%%
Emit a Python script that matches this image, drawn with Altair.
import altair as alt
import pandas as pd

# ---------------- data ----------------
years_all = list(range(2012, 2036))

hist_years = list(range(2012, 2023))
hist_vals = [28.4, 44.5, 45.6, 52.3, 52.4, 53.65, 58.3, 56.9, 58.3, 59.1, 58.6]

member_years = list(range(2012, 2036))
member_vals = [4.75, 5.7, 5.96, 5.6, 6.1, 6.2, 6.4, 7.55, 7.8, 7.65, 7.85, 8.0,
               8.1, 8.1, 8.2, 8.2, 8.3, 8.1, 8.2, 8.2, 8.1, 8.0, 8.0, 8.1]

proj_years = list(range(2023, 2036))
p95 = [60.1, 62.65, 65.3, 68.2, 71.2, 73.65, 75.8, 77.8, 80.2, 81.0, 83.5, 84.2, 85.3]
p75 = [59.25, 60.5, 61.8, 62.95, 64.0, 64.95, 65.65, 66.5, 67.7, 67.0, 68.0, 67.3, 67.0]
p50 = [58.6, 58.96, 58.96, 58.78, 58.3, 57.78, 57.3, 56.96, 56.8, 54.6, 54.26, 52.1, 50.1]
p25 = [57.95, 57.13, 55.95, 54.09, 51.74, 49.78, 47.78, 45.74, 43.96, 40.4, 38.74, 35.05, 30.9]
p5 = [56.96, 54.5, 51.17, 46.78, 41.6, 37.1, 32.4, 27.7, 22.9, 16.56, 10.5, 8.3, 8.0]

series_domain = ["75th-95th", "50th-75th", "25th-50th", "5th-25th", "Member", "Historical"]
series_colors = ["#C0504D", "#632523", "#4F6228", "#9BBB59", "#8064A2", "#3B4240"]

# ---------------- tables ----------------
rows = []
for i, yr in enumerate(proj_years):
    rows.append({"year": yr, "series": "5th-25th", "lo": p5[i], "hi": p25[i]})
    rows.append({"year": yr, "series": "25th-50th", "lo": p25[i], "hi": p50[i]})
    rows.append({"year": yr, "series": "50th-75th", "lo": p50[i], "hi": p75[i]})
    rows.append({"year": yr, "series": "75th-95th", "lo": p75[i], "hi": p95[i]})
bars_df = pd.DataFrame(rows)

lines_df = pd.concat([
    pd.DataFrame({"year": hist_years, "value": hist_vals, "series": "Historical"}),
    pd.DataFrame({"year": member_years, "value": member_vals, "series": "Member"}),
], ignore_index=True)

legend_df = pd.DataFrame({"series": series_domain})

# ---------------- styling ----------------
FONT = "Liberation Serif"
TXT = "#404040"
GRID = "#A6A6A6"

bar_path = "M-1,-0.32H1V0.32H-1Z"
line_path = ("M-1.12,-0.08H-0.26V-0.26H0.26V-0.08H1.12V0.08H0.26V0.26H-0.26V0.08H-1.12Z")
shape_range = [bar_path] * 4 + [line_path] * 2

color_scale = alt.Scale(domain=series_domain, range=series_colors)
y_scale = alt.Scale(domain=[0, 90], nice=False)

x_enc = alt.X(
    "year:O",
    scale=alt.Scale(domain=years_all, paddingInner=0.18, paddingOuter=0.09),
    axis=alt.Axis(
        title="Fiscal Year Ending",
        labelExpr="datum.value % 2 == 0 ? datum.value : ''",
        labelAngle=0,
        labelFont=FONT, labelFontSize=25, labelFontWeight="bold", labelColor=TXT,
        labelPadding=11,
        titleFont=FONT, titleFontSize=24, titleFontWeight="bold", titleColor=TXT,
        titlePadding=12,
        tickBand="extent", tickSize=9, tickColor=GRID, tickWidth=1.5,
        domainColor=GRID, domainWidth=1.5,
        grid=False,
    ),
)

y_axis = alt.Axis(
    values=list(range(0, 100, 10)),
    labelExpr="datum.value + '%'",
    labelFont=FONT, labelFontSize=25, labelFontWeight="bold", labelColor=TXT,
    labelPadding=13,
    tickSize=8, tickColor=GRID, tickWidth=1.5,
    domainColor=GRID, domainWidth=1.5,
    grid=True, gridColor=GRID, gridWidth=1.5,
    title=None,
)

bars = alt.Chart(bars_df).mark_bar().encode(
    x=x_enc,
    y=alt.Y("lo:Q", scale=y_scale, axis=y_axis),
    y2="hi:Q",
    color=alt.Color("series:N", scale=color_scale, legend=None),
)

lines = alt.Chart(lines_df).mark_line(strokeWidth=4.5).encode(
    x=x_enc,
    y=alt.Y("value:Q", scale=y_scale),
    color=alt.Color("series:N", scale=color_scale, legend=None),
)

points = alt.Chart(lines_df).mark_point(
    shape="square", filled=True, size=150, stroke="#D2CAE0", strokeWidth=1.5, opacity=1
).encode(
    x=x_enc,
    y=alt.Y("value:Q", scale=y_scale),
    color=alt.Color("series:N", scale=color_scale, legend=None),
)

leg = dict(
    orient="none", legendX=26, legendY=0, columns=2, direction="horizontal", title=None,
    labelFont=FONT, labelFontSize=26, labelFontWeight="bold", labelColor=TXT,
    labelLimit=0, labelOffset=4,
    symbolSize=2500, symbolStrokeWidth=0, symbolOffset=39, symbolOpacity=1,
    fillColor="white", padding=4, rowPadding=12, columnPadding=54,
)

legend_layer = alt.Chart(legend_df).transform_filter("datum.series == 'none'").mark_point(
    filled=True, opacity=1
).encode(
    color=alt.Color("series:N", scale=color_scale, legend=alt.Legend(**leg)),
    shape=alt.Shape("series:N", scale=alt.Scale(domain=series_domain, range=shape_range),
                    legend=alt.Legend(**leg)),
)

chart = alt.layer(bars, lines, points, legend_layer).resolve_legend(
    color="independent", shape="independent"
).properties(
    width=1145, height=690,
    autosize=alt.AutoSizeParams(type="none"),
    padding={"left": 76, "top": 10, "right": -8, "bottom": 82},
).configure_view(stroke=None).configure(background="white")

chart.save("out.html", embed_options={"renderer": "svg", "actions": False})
%%
%%
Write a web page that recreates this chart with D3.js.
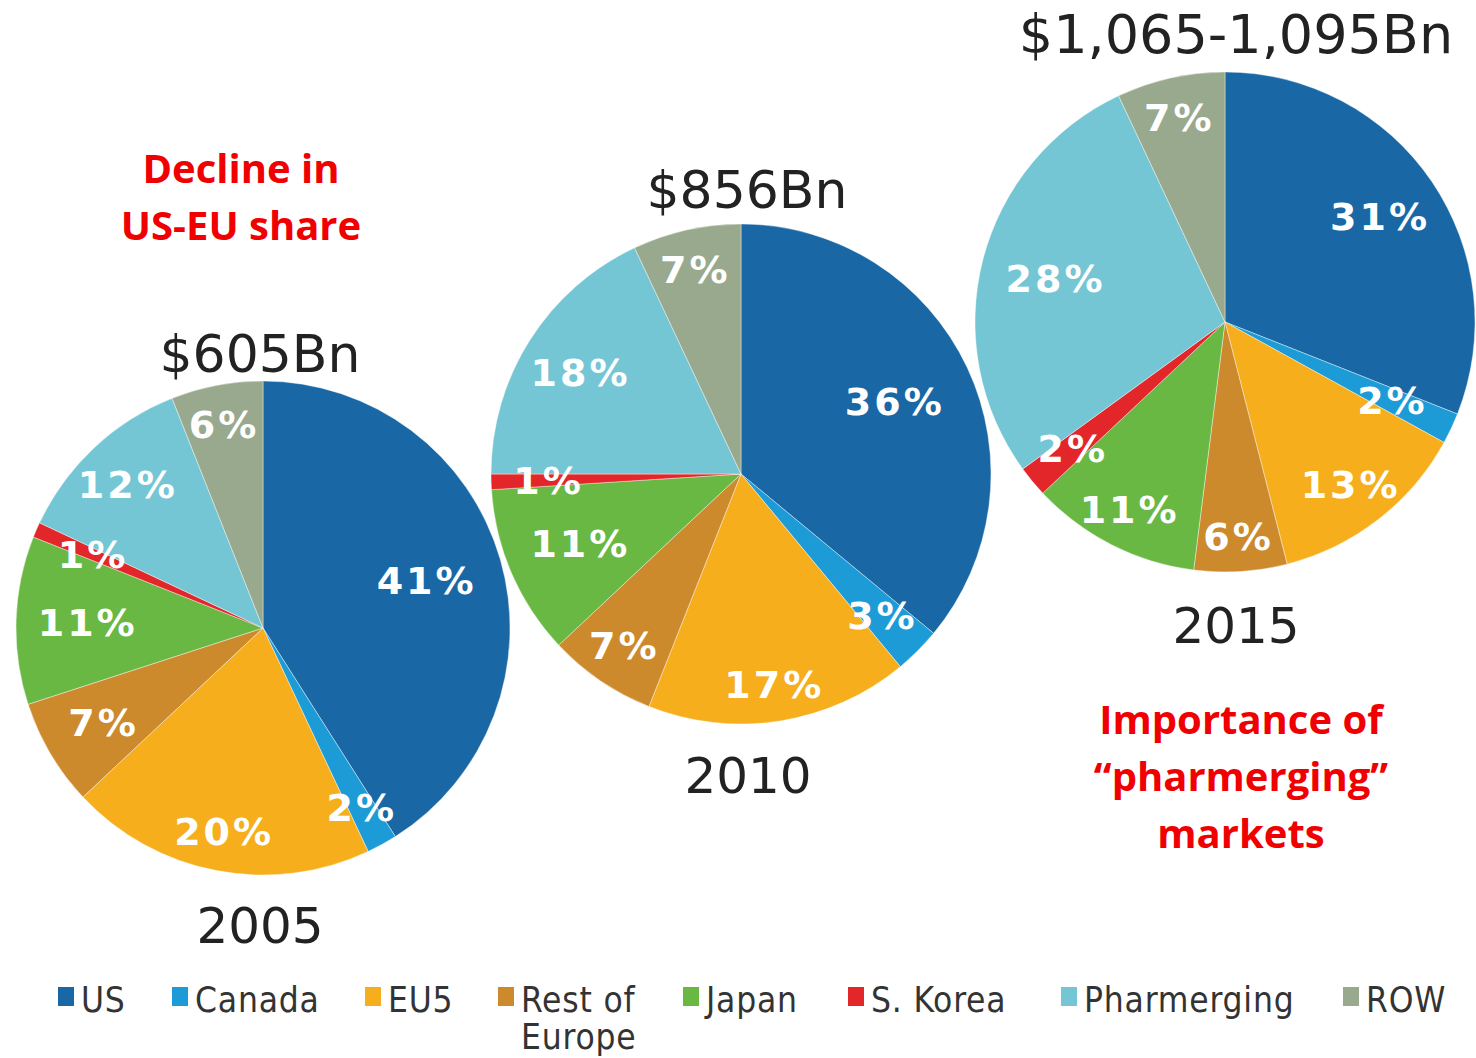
%%
■ **WHAT THE EXERCISE ASKS**: From the records above, quote only the lines running from the line with "Emit a Python" to the line with "bars_df = pd.DataFrame(rows)", both lines included.

■ **WRITTEN RESPONSE**:
Emit a Python script that matches this image, drawn with Altair.
import altair as alt
import pandas as pd

# ---------------- data ----------------
years_all = list(range(2012, 2036))

hist_years = list(range(2012, 2023))
hist_vals = [28.4, 44.5, 45.6, 52.3, 52.4, 53.65, 58.3, 56.9, 58.3, 59.1, 58.6]

member_years = list(range(2012, 2036))
member_vals = [4.75, 5.7, 5.96, 5.6, 6.1, 6.2, 6.4, 7.55, 7.8, 7.65, 7.85, 8.0,
               8.1, 8.1, 8.2, 8.2, 8.3, 8.1, 8.2, 8.2, 8.1, 8.0, 8.0, 8.1]

proj_years = list(range(2023, 2036))
p95 = [60.1, 62.65, 65.3, 68.2, 71.2, 73.65, 75.8, 77.8, 80.2, 81.0, 83.5, 84.2, 85.3]
p75 = [59.25, 60.5, 61.8, 62.95, 64.0, 64.95, 65.65, 66.5, 67.7, 67.0, 68.0, 67.3, 67.0]
p50 = [58.6, 58.96, 58.96, 58.78, 58.3, 57.78, 57.3, 56.96, 56.8, 54.6, 54.26, 52.1, 50.1]
p25 = [57.95, 57.13, 55.95, 54.09, 51.74, 49.78, 47.78, 45.74, 43.96, 40.4, 38.74, 35.05, 30.9]
p5 = [56.96, 54.5, 51.17, 46.78, 41.6, 37.1, 32.4, 27.7, 22.9, 16.56, 10.5, 8.3, 8.0]

series_domain = ["75th-95th", "50th-75th", "25th-50th", "5th-25th", "Member", "Historical"]
series_colors = ["#C0504D", "#632523", "#4F6228", "#9BBB59", "#8064A2", "#3B4240"]

# ---------------- tables ----------------
rows = []
for i, yr in enumerate(proj_years):
    rows.append({"year": yr, "series": "5th-25th", "lo": p5[i], "hi": p25[i]})
    rows.append({"year": yr, "series": "25th-50th", "lo": p25[i], "hi": p50[i]})
    rows.append({"year": yr, "series": "50th-75th", "lo": p50[i], "hi": p75[i]})
    rows.append({"year": yr, "series": "75th-95th", "lo": p75[i], "hi": p95[i]})
bars_df = pd.DataFrame(rows)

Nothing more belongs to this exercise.